The Older Americans Program allotments are calculated using a statutory formula found in the Older Americans Act of 1965,
Title V, Section 506, as amended (P.L. 106-501, November 13, 2000). The allotment estimates are typically prepared and
distributed to the grantees in the spring preceding the program year beginning July 1.
Note: The appropriation for the Older Americans Program has traditionally been specified in two amounts: an amount
for the national sponsors (78 percent of total) and an amount for the state agencies (22 percent of total). However,
since the newly amended Act, first effective for Program Year 2001, the appropriation language now specifies only one appropriation total. Under the Act,
the funding proportions for national sponsors and State agencies may vary each year, depending on the total level of funding
available for the program, as described below.
Reservations
- Private employment projects: not more than 1.5 percent of the total appropriation.
- Territories: 0.75 percent of the total appropriation of which Guam, American Samoa, and the Virgin Islands receive
30 percent each; Northern Mariana Islands receives 10 percent.
- National Indian aging organizations and Pacific
Island and Asian American aging organizations: such sums as necessary.
Balance after Reservations -- Geographical State-by-State Distribution of Funds for National Sponsors
and State Agencies
First, the total amounts for national sponsors as a whole and for state agencies as a whole are determined under
one of the scenarios below. The”2000 level of activities” term used below is the number of positions in 2000 times
the budgeted cost per position, for both national organizations and State agencies.
If the balance equals the 2000 level of activities:
The total amount for the national sponsors and the state agencies
also equals their 2000 level of activities.
If the balance is less than the 2000 level of activities:
The national sponsors/state agencies are proportionally
reduced in total, as well as the geographic state distribution for each category.

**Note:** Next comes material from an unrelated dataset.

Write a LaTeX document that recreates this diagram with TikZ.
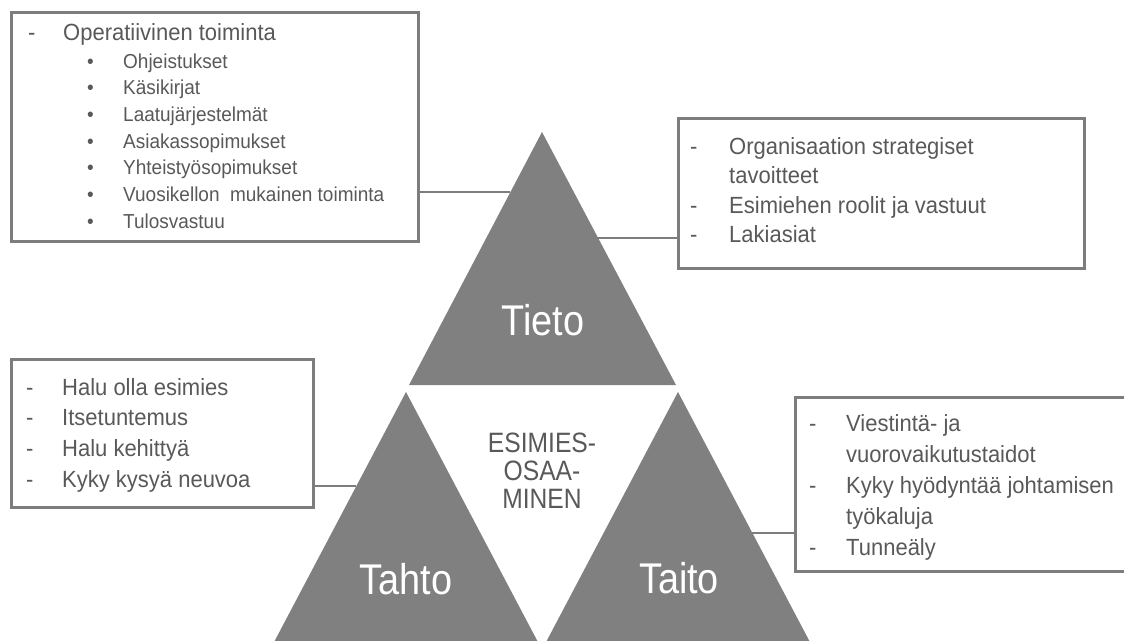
\documentclass[tikz,border=0pt]{standalone}
\usepackage{fontspec}
\setmainfont{Liberation Sans}
\newfontfamily\narrowsans[FakeStretch=0.88]{Liberation Sans}
\newfontfamily\bodysans[FakeStretch=0.94]{Liberation Sans}
\usetikzlibrary{calc}
\definecolor{trigray}{RGB}{128,128,128}
\definecolor{txtgray}{RGB}{89,89,89}
\definecolor{boxgray}{RGB}{125,125,125}
\tikzset{
  tri/.style={fill=trigray, draw=none},
  infobox/.style={draw=boxgray, line width=2.5pt, fill=none, inner sep=0pt, anchor=north west},
  link/.style={draw=boxgray, line width=1.4pt},
  boxline/.style={anchor=base west, inner sep=0pt, text=txtgray, font=\bodysans\fontsize{23.4}{28}\selectfont},
  itemline/.style={anchor=base west, inner sep=0pt, text=txtgray, font=\bodysans\fontsize{20.2}{24}\selectfont},
  biglabel/.style={anchor=base, inner sep=0pt, text=white, font=\narrowsans\fontsize{43}{43}\selectfont},
}
\begin{document}
\begin{tikzpicture}[x=1pt,y=-1pt]
\useasboundingbox (0,0) rectangle (1124,640);
\clip (0,0) rectangle (1124,640);
\fill[white] (0,0) rectangle (1124,640);

% triangles
\coordinate (tTop) at (542,132);
\coordinate (tL) at (409,385);
\coordinate (tR) at (676,385);
\coordinate (hTop) at (406,392);
\coordinate (hL) at (272.5,645);
\coordinate (hR) at (539.5,645);
\coordinate (aTop) at (678,392);
\coordinate (aL) at (544.5,645);
\coordinate (aR) at (811.5,645);
\fill[tri] (tTop) -- (tL) -- (tR) -- cycle;
\fill[tri] (hTop) -- (hL) -- (hR) -- cycle;
\fill[tri] (aTop) -- (aL) -- (aR) -- cycle;

% triangle labels
\node[biglabel] (tieto) at (543,335) {Tieto};
\node[biglabel] (tahto) at (406,594) {Tahto};
\node[biglabel] (taito) at (679,593) {Taito};
\node[anchor=base, inner sep=0pt, text=txtgray, font=\narrowsans\fontsize{28}{28}\selectfont] (center) at (542,452)
  {\begin{tabular}[t]{@{}c@{}}ESIMIES-\\OSAA-\\MINEN\end{tabular}};

% boxes
\node[infobox, minimum width=407pt, minimum height=229pt] (opbox) at (10,11) {};
\node[infobox, minimum width=406pt, minimum height=150pt] (goalbox) at (677,117) {};
\node[infobox, minimum width=302pt, minimum height=148pt] (willbox) at (10,358) {};
\node[infobox, minimum width=340pt, minimum height=174pt] (skillbox) at (794,396) {};

% connector end points on triangle edges
\coordinate (c1) at ($(tTop)!0.237!(tL)$);
\coordinate (c2) at ($(tTop)!0.419!(tR)$);
\coordinate (c3) at ($(hTop)!0.372!(hL)$);
\coordinate (c4) at ($(aTop)!0.557!(aR)$);
\draw[link] (opbox.east |- c1) -- (c1);
\draw[link] (goalbox.west |- c2) -- (c2);
\draw[link] (willbox.east |- c3) -- (c3);
\draw[link] (skillbox.west |- c4) -- (c4);

% operative box text
\node[boxline] (opd) at (28,40) {-};
\node[boxline] (opt) at (63,40) {Operatiivinen toiminta};
\foreach \txt [count=\i from 0] in {Ohjeistukset,Käsikirjat,Laatujärjestelmät,Asiakassopimukset,Yhteistyösopimukset,{Vuosikellon\ \ mukainen toiminta},Tulosvastuu}{
  \node[itemline] (opb\i) at (87,68+26.67*\i) {•};
  \node[itemline] (opi\i) at (123,68+26.67*\i) {\txt};
}

% goal box text
\node[boxline] (gd1) at (690,154) {-};
\node[boxline] (gt1) at (729,154) {Organisaation strategiset};
\node[boxline] (gt1b) at (729,183.5) {tavoitteet};
\node[boxline] (gd2) at (690,213) {-};
\node[boxline] (gt2) at (729,213) {Esimiehen roolit ja vastuut};
\node[boxline] (gd3) at (690,242.5) {-};
\node[boxline] (gt3) at (729,242.5) {Lakiasiat};

% will box text
\foreach \txt [count=\i from 0] in {Halu olla esimies,Itsetuntemus,Halu kehittyä,Kyky kysyä neuvoa}{
  \node[boxline] (wd\i) at (26,395+30.7*\i) {-};
  \node[boxline] (wt\i) at (62,395+30.7*\i) {\txt};
}

% skill box text
\node[boxline] (sd1) at (809,431) {-};
\node[boxline] (st1) at (846,431) {Viestintä- ja};
\node[boxline] (st1b) at (846,462) {vuorovaikutustaidot};
\node[boxline] (sd2) at (809,493) {-};
\node[boxline] (st2) at (846,493) {Kyky hyödyntää johtamisen};
\node[boxline] (st2b) at (846,524) {työkaluja};
\node[boxline] (sd3) at (809,555) {-};
\node[boxline] (st3) at (846,555) {Tunneäly};
\end{tikzpicture}
\end{document}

If balance exceeds the 2000 level of activities:
The amount for the national sponsors and state
agencies, respectively for each category, is the sum of --
- their 2000 level of activities;
- of the amount of balance over 2000 level up to and equal $35 million:
75% national sponsors/25% state agencies; and
- of the amount of balance over 2000 level above $35 million:
50% national sponsors/50% state agencies.
Once the total amounts for national sponsors and state agencies are determined, funds are distributed geographically
state-by-state for each category using the formula prescribed in the Act. The formula that calculates the geographic
state-by-state distribution of the funding amounts for the nationals and state agencies, respectively, is applied to the total
amount for each, not just the amount above the 2000 level (described above) for each.
The formula uses the data factors of per capita income and age 55+ population and applies a minimum test such that no
state receives less than (a) their 2000 level of activities, (b) 0.5% of the total amount available for the national sponsors/state
agencies, or (c) 30% of the percentage increase in available funds for national sponsors/state agencies over the 2000 level.
The data factors are used to distribute the funds geographically among states based on the state relative share of an
allocation factor. For each state, the allocation factor is the product of the number of persons aged 55 and older in that
state and an inverse per capita income index. The inverse per capita income index cannot be less than 33 1/3 percent,
nor greater than 75 percent; the allocation factors for the District of Columbia and Puerto Rico are required by law
to be based on a 75 percent index.
Each geographic state's total funding is the sum of its national amount and its state agency amount.
Determination of Individual National Sponsor Allotment Levels
Historically, each national sponsor's allotment has been based on the previous year's level with an adjustment based on
the change in the total appropriation level for the program. If there is a reduction in the Older Americans appropriation
from one year to the next, after providing for the special reservation for organizations (described above) to receive their
minimum level, the reduction is prorated to the remaining individual sponsors based on their previous year's allotment.
This results in each sponsor (except NAPCS and NICOA) receiving the same percentage reduction. If there is an increase
in the funding for the national sponsors, the excess dollars available after considering NICOA and NAPCA are distributed
equally to the remaining sponsors. If a sponsor is unable to utilize its funds in areas which are underserved pursuant to the
Older Americans Act requirements, its funding may be reduced. The totals for each individual national sponsor are distributed
geographically by state so that the total of all national sponsors by state is consistent with the state distribution
for national sponsors described above.